Detect Slow Cacti Polling

I'm a big fan of graphs, and as such am a big fan of Cacti. I've used it at work and at home. It's a wonderfully powerful, and ridiculously complicated front-end to RRDTool, which is also wonderfully powerful and ridiculously complicated. I've used Cacti to graph hundreds of servers, the temperature in my house, heat collected from solar panels and Twitter followers. By default Cacti runs a poller every 5 minutes to collect data. Cacti gets very unhappy if the time required to run the poller exceeds the 5 minute interval. You will get blank data gaps and there aren't any alarms that go off when this happens. Polling times can also vary without any changes in Cacti.

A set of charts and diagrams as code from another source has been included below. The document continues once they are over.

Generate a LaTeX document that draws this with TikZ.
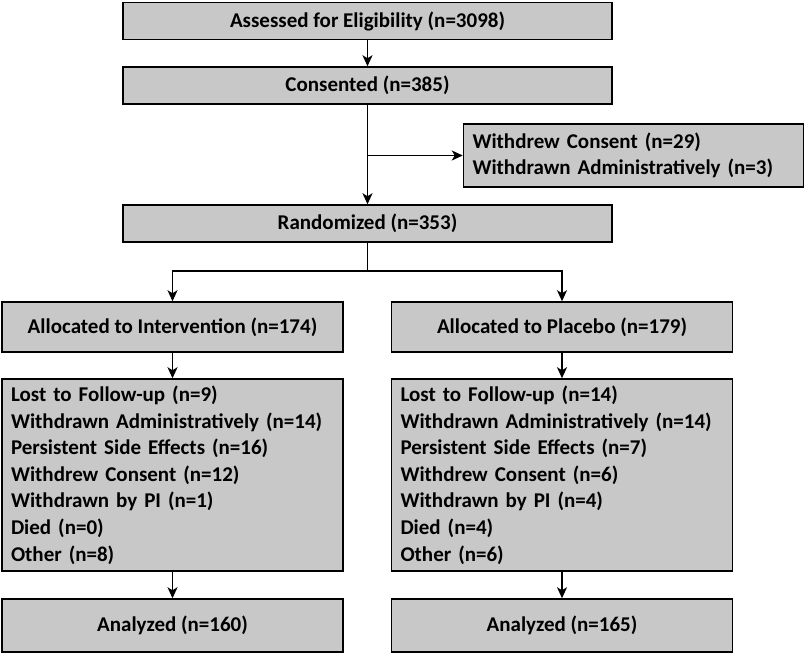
\documentclass[tikz,border=0pt]{standalone}
\usepackage{fontspec}
\setmainfont{Carlito}
\usetikzlibrary{arrows.meta}
\definecolor{boxgray}{RGB}{200,200,200}
\tikzset{
  box/.style={draw=black, fill=boxgray, line width=1.5pt, inner sep=0pt,
    font=\bfseries\fontsize{21}{26.6}\selectfont},
  wide/.style={box, minimum width=489pt, minimum height=37pt},
  half/.style={box, minimum width=341pt, minimum height=50pt},
  listbox/.style={box, minimum width=341pt, minimum height=192pt, text width=323pt, align=left},
  sidebox/.style={box, minimum width=340pt, minimum height=63pt, text width=322pt, align=left},
  conn/.style={line width=1.6pt, -{Stealth[length=11pt,width=10pt,inset=3pt]}},
  plain/.style={line width=1.6pt}
}
\begin{document}
\begin{tikzpicture}[x=1pt,y=-1pt]
\useasboundingbox (0,0) rectangle (805,653);
\node[wide] (assess) at (367.5,21) {Assessed for Eligibility (n=3098)};
\node[wide] (consent) at (367.5,85.5) {Consented (n=385)};
\node[sidebox] (withdrew) at (633.5,155.5) {Withdrew Consent (n=29)\\Withdrawn Administratively (n=3)};
\node[wide] (random) at (367.5,223.5) {Randomized (n=353)};
\node[half] (allocI) at (172.5,327) {Allocated to Intervention (n=174)};
\node[half] (allocP) at (562,327) {Allocated to Placebo (n=179)};
\node[listbox] (lostI) at (172.5,475) {Lost to Follow-up (n=9)\\Withdrawn Administratively (n=14)\\Persistent Side Effects (n=16)\\Withdrew Consent (n=12)\\Withdrawn by PI (n=1)\\Died (n=0)\\Other (n=8)};
\node[listbox] (lostP) at (562,475) {Lost to Follow-up (n=14)\\Withdrawn Administratively (n=14)\\Persistent Side Effects (n=7)\\Withdrew Consent (n=6)\\Withdrawn by PI (n=4)\\Died (n=4)\\Other (n=6)};
\node[half, minimum height=53pt] (anaI) at (172.5,625.5) {Analyzed (n=160)};
\node[half, minimum height=53pt] (anaP) at (562,625.5) {Analyzed (n=165)};

\coordinate (branch) at (consent.south |- withdrew.west);
\coordinate (split) at (367.5,271);
\draw[conn] (assess) -- (consent);
\draw[conn] (consent) -- (random);
\draw[conn] (branch) -- (withdrew.west);
\draw[plain] (random.south) -- (split);
\draw[conn] (split) -| (allocI.north);
\draw[conn] (split) -| (allocP.north);
\draw[conn] (allocI) -- (lostI);
\draw[conn] (allocP) -- (lostP);
\draw[conn] (lostI) -- (anaI);
\draw[conn] (lostP) -- (anaP);
\end{tikzpicture}
\end{document}
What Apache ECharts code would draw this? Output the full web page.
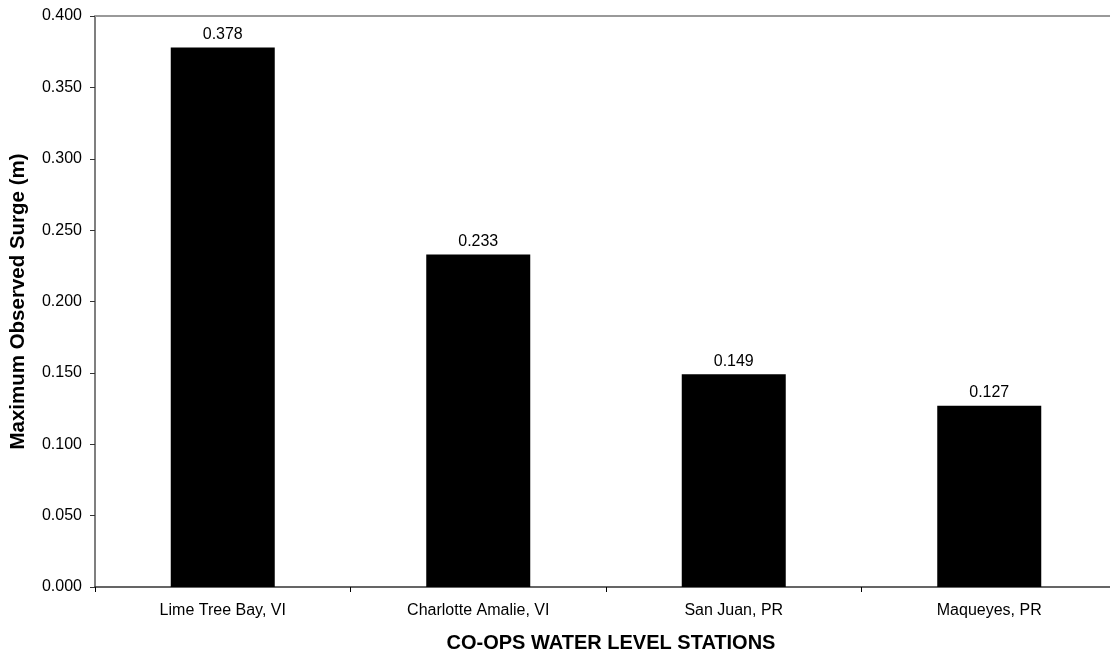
<!DOCTYPE html>
<html><head><meta charset="utf-8">
<script src="https://cdn.jsdelivr.net/npm/echarts@6/dist/echarts.min.js"></script>
<style>html,body{margin:0;padding:0;background:#fff;overflow:hidden;width:1110px;height:652px}#c{width:1117px;height:652px}</style>
</head><body><div id="c"></div>
<script>
var stations = ["Lime Tree Bay, VI", "Charlotte Amalie, VI", "San Juan, PR", "Maqueyes, PR"];
var surge = [0.378, 0.233, 0.149, 0.127];
var yTicks = {min: 0, max: 0.4, interval: 0.05};

var chart = echarts.init(document.getElementById('c'), null, {renderer: 'canvas'});
var F = 'Liberation Sans, Arial, sans-serif';
chart.setOption({
  animation: false,
  backgroundColor: '#fff',
  title: {
    text: 'CO-OPS WATER LEVEL STATIONS',
    left: 606, top: 628, textAlign: 'center',
    textStyle: {fontFamily: F, fontSize: 20, fontWeight: 'bold', color: '#000'}
  },
  grid: {left: 95, top: 16, right: 0, bottom: 65, containLabel: false},
  xAxis: [{
    type: 'category', data: stations, position: 'bottom',
    axisLine: {lineStyle: {color: '#333', width: 1.5}},
    axisTick: {show: true, alignWithLabel: false, length: 5, lineStyle: {color: '#000'}},
    axisLabel: {fontFamily: F, fontSize: 16, color: '#000', margin: 16}
  }, {
    type: 'category', data: stations, position: 'top',
    axisLine: {lineStyle: {color: '#999', width: 2}},
    axisTick: {show: false}, axisLabel: {show: false}
  }],
  yAxis: {
    type: 'value', min: yTicks.min, max: yTicks.max, interval: yTicks.interval,
    name: 'Maximum Observed Surge (m)', nameLocation: 'middle', nameGap: 66,
    nameTextStyle: {fontFamily: F, fontSize: 20.5, fontWeight: 'bold', color: '#000'},
    axisLine: {show: true, lineStyle: {color: '#555', width: 1.5}},
    axisTick: {show: true, inside: false, length: 5, lineStyle: {color: '#333'}},
    axisLabel: {fontFamily: F, fontSize: 16, color: '#000', margin: 13,
      formatter: function (v) { return v.toFixed(3); }},
    splitLine: {show: false}
  },
  series: [{
    type: 'bar', data: surge, barWidth: 104, xAxisIndex: 0,
    itemStyle: {color: '#000'},
    label: {show: true, position: 'top', distance: 5, fontFamily: F, fontSize: 16, color: '#000',
      formatter: function (p) { return p.value.toFixed(3); }}
  }]
});
</script></body></html>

If you are polling an external service and it gets slow, that could spike your polling times up in a terrible way.

I decided to write a quick script to catch this. Rather than integrate it into Cacti's poller I made it completely separate. Save this script to a shell script and add it to /etc/cron.hourly and you can rest easily knowing your Cacti poller is healthy.

#!/bin/bash
#
# by Jamie Thingelstad

# Where is the log?
CACTI_LOG=/usr/local/cacti/log/cacti.log

# Sample up how many lines?
CACTI_SAMPLE=24

# Warning level for 5 minute poll interval, in seconds.
# Nonsensical to set this higher than 300.
WARN_AT=240

# Where is mail?
MAIL=/usr/bin/mail

# Where to send warning? What subject?
ERR_TO="bad-things-happening@youremail.com"
ERR_SUBJECT="[Cacti] Cacti Poller time is too high"

# Scan the cacti log and see how things are
# Grep for STATS \
# Get the last CACTI_SAMPLE samples \
# Find the duration field (cut) \
# Remove the label (cut) \
# Strip the decimal points, make it an integer (cut) \
# Add the total of all the samples and count the number of samples (awk) \
#   - this step is needed because the file may have < CACTI_SAMPLES in it
POLL_DATA=$(grep "SYSTEM STATS" $CACTI_LOG | \
            tail -$CACTI_SAMPLE | \
            cut -d " " -f 7 | \
            cut -d ":" -f 2 | \
            cut -d "." -f 1 | \
            awk '{ sum += $1; count++ } END { print sum, count }')

# Get the two variables we want
TOTAL_TIME=$(echo $POLL_DATA | awk '{print $1}')
TOTAL_COUNT=$(echo $POLL_DATA | awk '{print $2}')

# Figure out the allowed time as a multiple of WARN_AT
AVERAGE_TIME=$(($TOTAL_TIME / $TOTAL_COUNT))

# Check how long it took and warn if too long, in seconds
if [ "$AVERAGE_TIME" -gt "$WARN_AT" ]; then
    # Polling is exceeded limit, send warning
    ERR_MESSAGE="Polling time for cacti is dangerously high. Last $TOTAL_COUNT polling periods averaged $AVERAGE_TIME seconds, higher than $WARN_AT second threshold."
    echo $ERR_MESSAGE | $MAIL -s "$ERR_SUBJECT" "$ERR_TO" >/dev/null 2>/dev/null
fi

Some notes on what this script is doing:

  • Sampling 24 lines means 24 five-minute polling periods, in other words, the last 24 * 5 minutes, or 2 hours.
  • The script will calculate the average of the last 24 (or fewer) samples and alarm if it is over threshold. One sample over the threshold won't matter since it uses the average.
  • The awk complexity is used to deal with a new log file that has fewer than CACTI_SAMPLE events.